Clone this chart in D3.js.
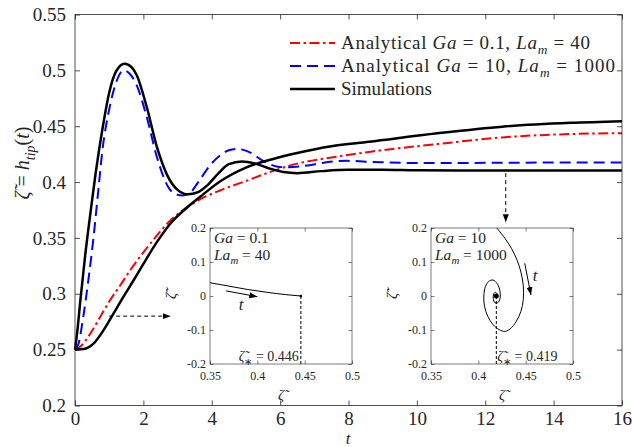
<!DOCTYPE html>
<html>
<head>
<meta charset="utf-8">
<script src="https://cdn.jsdelivr.net/npm/d3@7"></script>
<style>
  body { margin: 0; background: #fff; }
</style>
</head>
<body>
<div id="chart"></div>
<script>
// main curves
const tRed = [0, 0.2, 0.44, 0.73, 1.02, 1.32, 1.61, 2.0, 2.39, 2.78, 3.27, 3.75, 4.24, 5.0, 5.8, 6.5, 7.5, 8.6, 10.6, 12.5, 14.5, 16];
const zRed = [0.25, 0.254, 0.264, 0.279, 0.294, 0.3074, 0.3208, 0.337, 0.352, 0.3654, 0.3773, 0.386, 0.3925, 0.401, 0.41, 0.4165, 0.422, 0.427, 0.434, 0.44, 0.443, 0.4437];

const tBlue = [0, 0.1, 0.24, 0.39, 0.54, 0.68, 0.8, 1.0, 1.2, 1.42, 1.6, 1.8, 2.1, 2.4, 2.7, 2.95, 3.15, 3.35, 3.65, 3.95, 4.25, 4.5, 4.73, 5.1, 5.5, 5.9, 6.2, 6.8, 7.4, 7.95, 8.5, 9, 10, 12, 14, 16];
const zBlue = [0.25, 0.255, 0.279, 0.312, 0.35, 0.392, 0.428, 0.465, 0.489, 0.5, 0.497, 0.487, 0.458, 0.422, 0.397, 0.389, 0.388, 0.39, 0.402, 0.415, 0.424, 0.4285, 0.4297, 0.4268, 0.419, 0.414, 0.4132, 0.4148, 0.418, 0.419, 0.4183, 0.4177, 0.417, 0.4172, 0.4175, 0.4176];

const tSimOsc = [0, 0.08, 0.15, 0.3, 0.45, 0.6, 0.8, 1.0, 1.2, 1.45, 1.65, 1.8, 2.1, 2.4, 2.7, 3.0, 3.3, 3.6, 3.9, 4.2, 4.5, 4.88, 5.3, 5.7, 6.1, 6.5, 7.2, 8, 9, 10, 12, 14, 16];
const zSimOsc = [0.25, 0.27, 0.292, 0.335, 0.372, 0.407, 0.447, 0.48, 0.499, 0.506, 0.503, 0.496, 0.467, 0.431, 0.406, 0.393, 0.389, 0.391, 0.398, 0.408, 0.416, 0.4185, 0.4163, 0.412, 0.409, 0.408, 0.4098, 0.411, 0.411, 0.4105, 0.4103, 0.4103, 0.4103];

const tSimMono = [0, 0.25, 0.54, 0.83, 1.12, 1.41, 1.71, 2.0, 2.39, 2.78, 3.27, 3.75, 4.24, 5.0, 5.8, 6.5, 7.5, 8.6, 10.6, 12.5, 14.5, 16];
const zSimMono = [0.25, 0.2505, 0.2554, 0.2672, 0.282, 0.297, 0.3119, 0.3268, 0.346, 0.3625, 0.377, 0.389, 0.4005, 0.413, 0.4207, 0.426, 0.432, 0.436, 0.4436, 0.4496, 0.453, 0.4545];

const xTicks = [0, 2, 4, 6, 8, 10, 12, 14, 16];
const yTicks = [0.2, 0.25, 0.3, 0.35, 0.4, 0.45, 0.5, 0.55];

// phase portraits (zeta, dzeta/dt)
const insetXTicks = [0.35, 0.4, 0.45, 0.5];
const insetYTicks = [-0.2, -0.1, 0, 0.1, 0.2];
const phaseLowZ = [0.35, 0.37, 0.39, 0.41, 0.43, 0.446];
const phaseLowD = [0.039, 0.029, 0.019, 0.011, 0.004, 0];
const phaseHighZ = [0.4195, 0.428, 0.435, 0.441, 0.445, 0.4475, 0.4475, 0.445, 0.44, 0.4335, 0.428, 0.422, 0.4155, 0.41, 0.4065, 0.4058, 0.4075, 0.411, 0.4155, 0.42, 0.4228, 0.4228, 0.4205, 0.4175, 0.4158, 0.4162, 0.418, 0.4198, 0.4202, 0.419, 0.4185];
const phaseHighD = [0.2, 0.17, 0.14, 0.105, 0.07, 0.03, -0.01, -0.045, -0.075, -0.097, -0.104, -0.099, -0.084, -0.06, -0.03, 0, 0.028, 0.043, 0.047, 0.036, 0.015, -0.008, -0.02, -0.02, -0.008, 0.006, 0.011, 0.006, -0.003, -0.005, 0];

const FONT = "'Liberation Serif'";
const INK = "#262626";
const width = 632, height = 447;
const svg = d3.select("#chart").append("svg")
    .attr("width", width)
    .attr("height", height);

svg.append("defs").append("marker")
    .attr("id", "head")
    .attr("viewBox", "0 -4 8 8")
    .attr("refX", 8).attr("refY", 0)
    .attr("markerWidth", 8).attr("markerHeight", 8)
    .attr("markerUnits", "userSpaceOnUse")
    .attr("orient", "auto")
  .append("path")
    .attr("d", "M0,-3L8,0L0,3Z")
    .attr("fill", "#000");

const x = d3.scaleLinear().domain([0, 16]).range([75, 622]);
const y = d3.scaleLinear().domain([0.2, 0.55]).range([405.5, 14.5]);

// rich text helper: parts = [[str, flags]], flags: i italic, s subscript
function rich(g, px, py, parts, size, anchor) {
  const t = g.append("text")
      .attr("x", px).attr("y", py)
      .style("font-family", FONT)
      .style("font-size", size + "px")
      .style("fill", INK)
      .attr("text-anchor", anchor || "start");
  let base = 0;
  parts.forEach(([str, f = ""]) => {
    const s = t.append("tspan").text(str);
    const want = f.includes("s") ? size * 0.28 : 0;
    if (want !== base) { s.attr("dy", want - base); base = want; }
    if (f.includes("i")) s.style("font-style", "italic");
    if (f.includes("s")) s.style("font-size", (size * 0.7) + "px");
  });
  return t;
}

function frame(g, xs, ys, xt, yt, fs, tick, padX, padY, fmtX, fmtY, sw) {
  const [x0, x1] = xs.range(), [y0, y1] = ys.range();
  g.append("g").attr("transform", `translate(0,${y0})`)
      .call(d3.axisBottom(xs).tickValues(xt).tickSize(-tick).tickPadding(padX).tickFormat(fmtX));
  g.append("g").attr("transform", `translate(0,${y1})`)
      .call(d3.axisTop(xs).tickValues(xt).tickSize(-tick).tickFormat(""));
  g.append("g").attr("transform", `translate(${x0},0)`)
      .call(d3.axisLeft(ys).tickValues(yt).tickSize(-tick).tickPadding(padY).tickFormat(fmtY));
  g.append("g").attr("transform", `translate(${x1},0)`)
      .call(d3.axisRight(ys).tickValues(yt).tickSize(-tick).tickFormat(""));
  g.selectAll(".domain").remove();
  g.selectAll(".tick line").attr("stroke", INK).attr("stroke-width", sw);
  g.selectAll(".tick text")
      .style("font-family", FONT).style("font-size", fs + "px").style("fill", INK);
  g.append("rect")
      .attr("x", x0).attr("y", y1)
      .attr("width", x1 - x0).attr("height", y0 - y1)
      .attr("fill", "none").attr("stroke", INK).attr("stroke-width", sw);
}

const fmt = d => String(+d.toFixed(2));

const main = svg.append("g");

const line = d3.line().x(d => x(d[0])).y(d => y(d[1])).curve(d3.curveMonotoneX);
const zip = (a, b) => a.map((v, i) => [v, b[i]]);

main.append("path").datum(zip(tRed, zRed))
    .attr("d", line).attr("fill", "none")
    .attr("stroke", "#ff0000").attr("stroke-width", 2)
    .attr("stroke-dasharray", "10,3.5,2.5,3.5");
main.append("path").datum(zip(tBlue, zBlue))
    .attr("d", line).attr("fill", "none")
    .attr("stroke", "#0000ff").attr("stroke-width", 2)
    .attr("stroke-dasharray", "11,6");
main.append("path").datum(zip(tSimOsc, zSimOsc))
    .attr("d", line).attr("fill", "none")
    .attr("stroke", "#000").attr("stroke-width", 2.5);
main.append("path").datum(zip(tSimMono, zSimMono))
    .attr("d", line).attr("fill", "none")
    .attr("stroke", "#000").attr("stroke-width", 2.5);

frame(main, x, y, xTicks, yTicks, 19, 5, 6, 9, fmt, fmt, 0.8);

// axis labels
rich(main, 348, 444, [["t", "i"]], 17, "middle");
rich(main.append("g").attr("transform", "translate(29,163) rotate(-90)"), 0, 0,
  [["ζ\u0303", "i"], [" = "], ["h", "i"], ["tip", "is"], ["("], ["t", "i"], [")"]], 20, "middle");

// legend
const legend = [
  {y: 43, color: "#ff0000", dash: "10,3.5,2.5,3.5", w: 2, len: 249, parts: [["Analytical "], ["Ga", "i"], [" = 0.1,  "], ["La", "i"], ["m", "is"], [" = 40"]]},
  {y: 66, color: "#0000ff", dash: "11,6", w: 2, len: 274, parts: [["Analytical "], ["Ga", "i"], [" = 10,  "], ["La", "i"], ["m", "is"], [" = 1000"]]},
  {y: 89, color: "#000", dash: null, w: 2.5, len: null, parts: [["Simulations"]]}
];
legend.forEach(l => {
  main.append("line").attr("x1", 290).attr("x2", 335).attr("y1", l.y).attr("y2", l.y)
      .attr("stroke", l.color).attr("stroke-width", l.w).attr("stroke-dasharray", l.dash);
  const t = rich(main, 341, l.y + 6, l.parts, 19);
  if (l.len) t.attr("textLength", l.len).attr("lengthAdjust", "spacing");
});

// dashed pointer arrows
main.append("line")
    .attr("x1", x(1.0)).attr("y1", y(0.28)).attr("x2", x(2.8)).attr("y2", y(0.28))
    .attr("stroke", "#000").attr("stroke-width", 1).attr("stroke-dasharray", "4,3")
    .attr("marker-end", "url(#head)");
main.append("line")
    .attr("x1", x(12.6)).attr("y1", y(0.408)).attr("x2", x(12.6)).attr("y2", y(0.364))
    .attr("stroke", "#000").attr("stroke-width", 1).attr("stroke-dasharray", "4,3")
    .attr("marker-end", "url(#head)");

// insets
function inset(left, zs, ds, star, curve, ga, la, arrow, tPos, starAnchor) {
  const g = svg.append("g");
  const ix = d3.scaleLinear().domain([0.35, 0.5]).range([left, left + 142]);
  const iy = d3.scaleLinear().domain([-0.2, 0.2]).range([364, 228]);
  g.append("rect").attr("x", left).attr("y", 228).attr("width", 142).attr("height", 136).attr("fill", "#fff");
  const ln = d3.line().x(d => ix(d[0])).y(d => iy(d[1])).curve(curve);
  g.append("path").datum(zip(zs, ds)).attr("d", ln)
      .attr("fill", "none").attr("stroke", "#000").attr("stroke-width", 1);
  g.append("line")
      .attr("x1", ix(star)).attr("x2", ix(star)).attr("y1", iy(0)).attr("y2", iy(-0.2))
      .attr("stroke", "#000").attr("stroke-width", 1).attr("stroke-dasharray", "3,2");
  g.append("circle").attr("cx", ix(star)).attr("cy", iy(0)).attr("r", star < 0.44 ? 2.5 : 1.3).attr("fill", "#000");
  frame(g, ix, iy, insetXTicks, insetYTicks, 12, 3.5, 7, 4, fmt, fmt, 0.6);
  rich(g, left + 4, 243, [["Ga", "i"], [" = " + ga]], 15.5);
  rich(g, left + 4, 260, [["La", "i"], ["m", "is"], [" = " + la]], 15.5);
  const sx = starAnchor === "end" ? ix(star) - 2 : ix(star) + 1;
  rich(g, sx, 361, [["ζ\u0303", "i"], ["∗", "s"], [" = " + star.toFixed(3)]], 14, starAnchor);
  rich(g, left + 71, 400, [["ζ\u0303", "i"]], 15, "middle");
  rich(g.append("g").attr("transform", `translate(${left - 34},296) rotate(-90)`), 0, 0,
    [["ζ\u0303\u0307", "i"]], 15, "middle");
  g.append("line")
      .attr("x1", ix(arrow[0])).attr("y1", iy(arrow[1])).attr("x2", ix(arrow[2])).attr("y2", iy(arrow[3]))
      .attr("stroke", "#000").attr("stroke-width", 1).attr("marker-end", "url(#head)");
  rich(g, ix(tPos[0]), iy(tPos[1]), [["t", "i"]], 17, "middle");
}

inset(210, phaseLowZ, phaseLowD, 0.446, d3.curveMonotoneX, "0.1", "40",
  [0.367, 0.015, 0.4, -0.002], [0.383, -0.04], "end");
inset(431, phaseHighZ, phaseHighD, 0.419, d3.curveCatmullRom.alpha(0.5), "10", "1000",
  [0.449, 0.096, 0.4556, 0.003], [0.46, 0.045], "start");
</script>
</body>
</html>
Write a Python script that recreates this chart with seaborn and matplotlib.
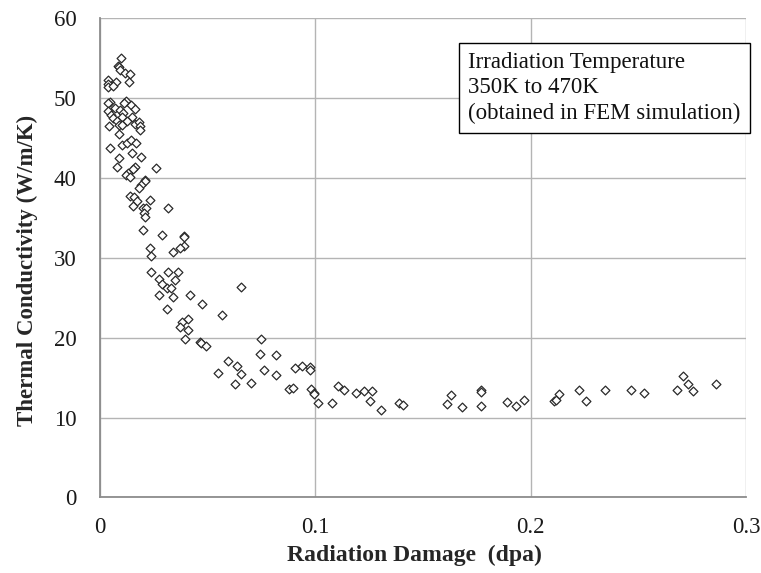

=-=-=

GOAL: Nothing but a number is needed here: how many lines hold the string "chart"?

RESULT OF THE EXERCISE: 4